With a raw lyricism all her own, Fredrica Wagman writes of family, of passing generations, of love and striving, of grief and loss and renewal. Her narrator, Marty, begins with a day burned in her memory, when, as a young woman in love, she meets her future mother-in-law, Mrs. Hornstien. She ends her tale many years later, now a matriarch herself, poised to meet her own son's future bride.
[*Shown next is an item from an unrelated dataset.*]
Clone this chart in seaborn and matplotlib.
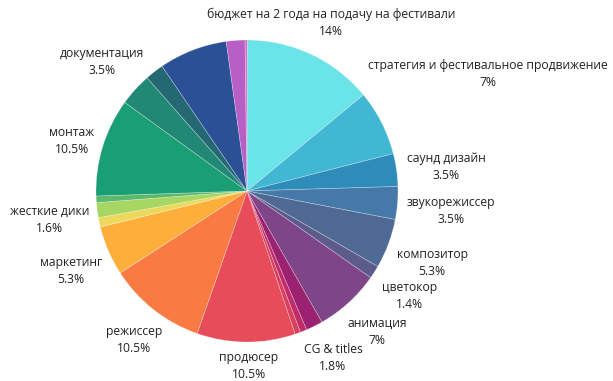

Within the elegantly drawn arc of this natural succession Wagman gathers with unsparing honesty more than one lifetime's worth of wisdom about women's lives and the human experience. And standing stalwartly at the center of this pageant is the unforgettable figure of Mrs. Hornstien—a formidable being whose huge heart is, nonetheless, more than capable of being broken.
PUBLISHERS WEEKLY
When timid, 17-year-old Marty Fish's boyfriend, Albert Hornstien, takes her to meet his mother, Golda, Marty thinks she seems "more like an apartment house or a bank or a department store than a regular woman.... There was something enormous about her." Regal and overbearing in her palatial, gray satin-lined Philadelphia apartment, the formidable matriarch presides over her husband and two children with a grand and all-encompassing ruthlessness. "Whatever the Boss Lady says!" is the family's sarcastic refrain. After Albert announces his engagement to the socially inferior Marty, Golda goes to bed for a week. However, she then accepts defeat gracefully, and the two women eventually achieve a touching relationship. Told in Marty's understated but increasingly wise voice, the novella sparely yet evocatively limns the relationship between Mrs. Hornstien and her daughter-in-law across a span of 30 years, through tragedies and other life-shaping events. Though Golda is a tough old bird, she eventually becomes a figure of valor and pathos as she deals with her husband's illness and death and then her own failing health. Marty learns to love and respect her mother-in-law, calling her "the real teacher of my life.'' Marty's own greedy and demanding mother, a monster of selfishness and cynicism, almost destroys her daughter's capacity for happiness. As Marty develops from a sad and insecure teenager into a woman who enjoys love and endures loss, Wagman (Playing House) demonstrates with a merciless eye the class differences between Marty's left-leaning Jewish-American family and the nouveau-riche Hornstiens. But she is compassionate in conveying the complicated emotions that bind a family. Her decision to sprinkle dialogue with capitalized words may irritate some readers, but this honest, humane and surprising book rises high above that flawed device. 75,000 first printing; $100,000 ad/promo; author tour. Rights: Harriet Wasserman Agency.